## TASK STATEMENT
Do not include the pictures; repeat the rest of the data exactly.

## DATA BLOCK
────────────────

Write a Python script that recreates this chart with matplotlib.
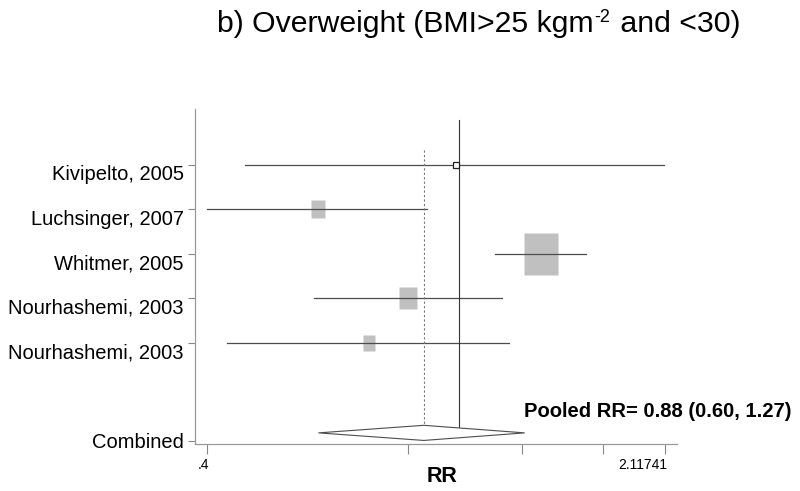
import numpy as np
import matplotlib
matplotlib.use('Agg')
import matplotlib.pyplot as plt
import matplotlib.transforms as mtransforms
from matplotlib.path import Path
from matplotlib.patches import Polygon

plt.rcParams['font.family'] = ['Liberation Sans', 'DejaVu Sans']

# Study data
studies = ['Kivipelto, 2005', 'Luchsinger, 2007', 'Whitmer, 2005',
           'Nourhashemi, 2003', 'Nourhashemi, 2003']
rr = [0.99, 0.60, 1.35, 0.83, 0.72]
lo = [0.46, 0.40, 1.14, 0.59, 0.43]
hi = [2.11, 0.89, 1.59, 1.17, 1.20]
weights = [0.0, 11.9, 63.7, 15.9, 8.4]

pooled_rr = 0.88
pooled_lo = 0.60
pooled_hi = 1.27

xtick_vals = [0.4, 0.83, 1.257, 1.687, 2.11741]
xtick_labels = ['.4', '', '', '', '2.11741']

fig = plt.figure(figsize=(8, 4.91), dpi=100)
ax = fig.add_axes([195 / 800, 47 / 491, 482 / 800, 335 / 491])
ax.set_xscale('log')
ax.set_xlim(0.383, 2.21)
ax.set_ylim(7.27, -0.258)

rows = np.arange(1, len(studies) + 1)
comb_row = 7.02
comb_label_row = 7.2

# confidence intervals
for r, l, h in zip(rows, lo, hi):
    ax.plot([l, h], [r, r], color='#4d4d4d', lw=0.9, zorder=2)

# weighted boxes (taller than wide, like the original)
box = Path([(-0.4, -0.5), (0.4, -0.5), (0.4, 0.5), (-0.4, 0.5), (-0.4, -0.5)],
           [Path.MOVETO, Path.LINETO, Path.LINETO, Path.LINETO, Path.CLOSEPOLY])
for r, x, w in zip(rows, rr, weights):
    if w > 0:
        ms = 5.38 * np.sqrt(w) / 1.389
        ax.plot(x, r, marker=box, ms=ms, color='#c0c0c0', mec='none', zorder=1)
    else:
        ax.plot(x, r, marker='s', ms=5, mfc='white', mec='#222222', mew=0.9, zorder=3)

# null line and pooled estimate line
ax.plot([1, 1], [0.0, comb_row], color='#333333', lw=0.8, zorder=2)
ax.plot([pooled_rr, pooled_rr], [0.66, comb_row - 0.16], color='#777777',
        lw=0.8, ls=(0, (2, 2)), zorder=2)

# pooled diamond
dh = 0.17
diamond = Polygon([(pooled_lo, comb_row), (pooled_rr, comb_row - dh),
                   (pooled_hi, comb_row), (pooled_rr, comb_row + dh)],
                  closed=True, facecolor='white', edgecolor='#4d4d4d', lw=0.8, zorder=3)
ax.add_patch(diamond)

ax.set_yticks(list(rows) + [comb_label_row])
ax.set_yticklabels(studies + ['Combined'], fontsize=14.5)
ax.set_xticks(xtick_vals)
ax.set_xticklabels(xtick_labels, fontsize=10, ha='right')
ax.minorticks_off()
ax.tick_params(axis='both', color='#888888', length=6, width=0.8)
ax.tick_params(axis='y', length=5, pad=3)
ax.tick_params(axis='x', length=7, pad=3)

# study labels sit a little below their ticks in the original
shift = mtransforms.ScaledTranslation(0, -0.08, fig.dpi_scale_trans)
for lab in ax.get_yticklabels()[:-1]:
    lab.set_transform(lab.get_transform() + shift)
xshift = mtransforms.ScaledTranslation(0.02, 0, fig.dpi_scale_trans)
for lab in ax.get_xticklabels():
    lab.set_transform(lab.get_transform() + xshift)

for side in ['top', 'right']:
    ax.spines[side].set_visible(False)
for side in ['left', 'bottom']:
    ax.spines[side].set_color('#999999')
    ax.spines[side].set_linewidth(0.9)

fig.text(442 / 800, 1 - 477 / 491, 'RR', ha='center', va='center',
         fontsize=15.5, fontweight='bold')

# title, with a hyphen superscript built from pieces
renderer = fig.canvas.get_renderer()
ty = 1 - 32 / 491
t1 = fig.text(217 / 800, ty, 'b) Overweight (BMI>25 kgm', ha='left', va='baseline', fontsize=21.8)
x1 = t1.get_window_extent(renderer).x1 / fig.bbox.width
t2 = fig.text(x1 + 1 / 800, ty + 10 / 491, '-2', ha='left', va='baseline', fontsize=13)
x2 = t2.get_window_extent(renderer).x1 / fig.bbox.width
fig.text(x2 + 2 / 800, ty, ' and <30)', ha='left', va='baseline', fontsize=21.8)

fig.text(792 / 800, 1 - 417 / 491,
         'Pooled RR= %.2f (%.2f, %.2f)' % (pooled_rr, pooled_lo, pooled_hi),
         ha='right', va='baseline', fontsize=14.5, fontweight='bold')

fig.savefig('out.png', dpi=100)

────────────────

## TASK RESULT
Write a Python script that recreates this chart with matplotlib.
import numpy as np
import matplotlib
matplotlib.use('Agg')
import matplotlib.pyplot as plt
import matplotlib.transforms as mtransforms
from matplotlib.path import Path
from matplotlib.patches import Polygon

plt.rcParams['font.family'] = ['Liberation Sans', 'DejaVu Sans']

# Study data
studies = ['Kivipelto, 2005', 'Luchsinger, 2007', 'Whitmer, 2005',
           'Nourhashemi, 2003', 'Nourhashemi, 2003']
rr = [0.99, 0.60, 1.35, 0.83, 0.72]
lo = [0.46, 0.40, 1.14, 0.59, 0.43]
hi = [2.11, 0.89, 1.59, 1.17, 1.20]
weights = [0.0, 11.9, 63.7, 15.9, 8.4]

pooled_rr = 0.88
pooled_lo = 0.60
pooled_hi = 1.27

xtick_vals = [0.4, 0.83, 1.257, 1.687, 2.11741]
xtick_labels = ['.4', '', '', '', '2.11741']

fig = plt.figure(figsize=(8, 4.91), dpi=100)
ax = fig.add_axes([195 / 800, 47 / 491, 482 / 800, 335 / 491])
ax.set_xscale('log')
ax.set_xlim(0.383, 2.21)
ax.set_ylim(7.27, -0.258)

rows = np.arange(1, len(studies) + 1)
comb_row = 7.02
comb_label_row = 7.2

# confidence intervals
for r, l, h in zip(rows, lo, hi):
    ax.plot([l, h], [r, r], color='#4d4d4d', lw=0.9, zorder=2)

# weighted boxes (taller than wide, like the original)
box = Path([(-0.4, -0.5), (0.4, -0.5), (0.4, 0.5), (-0.4, 0.5), (-0.4, -0.5)],
           [Path.MOVETO, Path.LINETO, Path.LINETO, Path.LINETO, Path.CLOSEPOLY])
for r, x, w in zip(rows, rr, weights):
    if w > 0:
        ms = 5.38 * np.sqrt(w) / 1.389
        ax.plot(x, r, marker=box, ms=ms, color='#c0c0c0', mec='none', zorder=1)
    else:
        ax.plot(x, r, marker='s', ms=5, mfc='white', mec='#222222', mew=0.9, zorder=3)

# null line and pooled estimate line
ax.plot([1, 1], [0.0, comb_row], color='#333333', lw=0.8, zorder=2)
ax.plot([pooled_rr, pooled_rr], [0.66, comb_row - 0.16], color='#777777',
        lw=0.8, ls=(0, (2, 2)), zorder=2)

# pooled diamond
dh = 0.17
diamond = Polygon([(pooled_lo, comb_row), (pooled_rr, comb_row - dh),
                   (pooled_hi, comb_row), (pooled_rr, comb_row + dh)],
                  closed=True, facecolor='white', edgecolor='#4d4d4d', lw=0.8, zorder=3)
ax.add_patch(diamond)

ax.set_yticks(list(rows) + [comb_label_row])
ax.set_yticklabels(studies + ['Combined'], fontsize=14.5)
ax.set_xticks(xtick_vals)
ax.set_xticklabels(xtick_labels, fontsize=10, ha='right')
ax.minorticks_off()
ax.tick_params(axis='both', color='#888888', length=6, width=0.8)
ax.tick_params(axis='y', length=5, pad=3)
ax.tick_params(axis='x', length=7, pad=3)

# study labels sit a little below their ticks in the original
shift = mtransforms.ScaledTranslation(0, -0.08, fig.dpi_scale_trans)
for lab in ax.get_yticklabels()[:-1]:
    lab.set_transform(lab.get_transform() + shift)
xshift = mtransforms.ScaledTranslation(0.02, 0, fig.dpi_scale_trans)
for lab in ax.get_xticklabels():
    lab.set_transform(lab.get_transform() + xshift)

for side in ['top', 'right']:
    ax.spines[side].set_visible(False)
for side in ['left', 'bottom']:
    ax.spines[side].set_color('#999999')
    ax.spines[side].set_linewidth(0.9)

fig.text(442 / 800, 1 - 477 / 491, 'RR', ha='center', va='center',
         fontsize=15.5, fontweight='bold')

# title, with a hyphen superscript built from pieces
renderer = fig.canvas.get_renderer()
ty = 1 - 32 / 491
t1 = fig.text(217 / 800, ty, 'b) Overweight (BMI>25 kgm', ha='left', va='baseline', fontsize=21.8)
x1 = t1.get_window_extent(renderer).x1 / fig.bbox.width
t2 = fig.text(x1 + 1 / 800, ty + 10 / 491, '-2', ha='left', va='baseline', fontsize=13)
x2 = t2.get_window_extent(renderer).x1 / fig.bbox.width
fig.text(x2 + 2 / 800, ty, ' and <30)', ha='left', va='baseline', fontsize=21.8)

fig.text(792 / 800, 1 - 417 / 491,
         'Pooled RR= %.2f (%.2f, %.2f)' % (pooled_rr, pooled_lo, pooled_hi),
         ha='right', va='baseline', fontsize=14.5, fontweight='bold')

fig.savefig('out.png', dpi=100)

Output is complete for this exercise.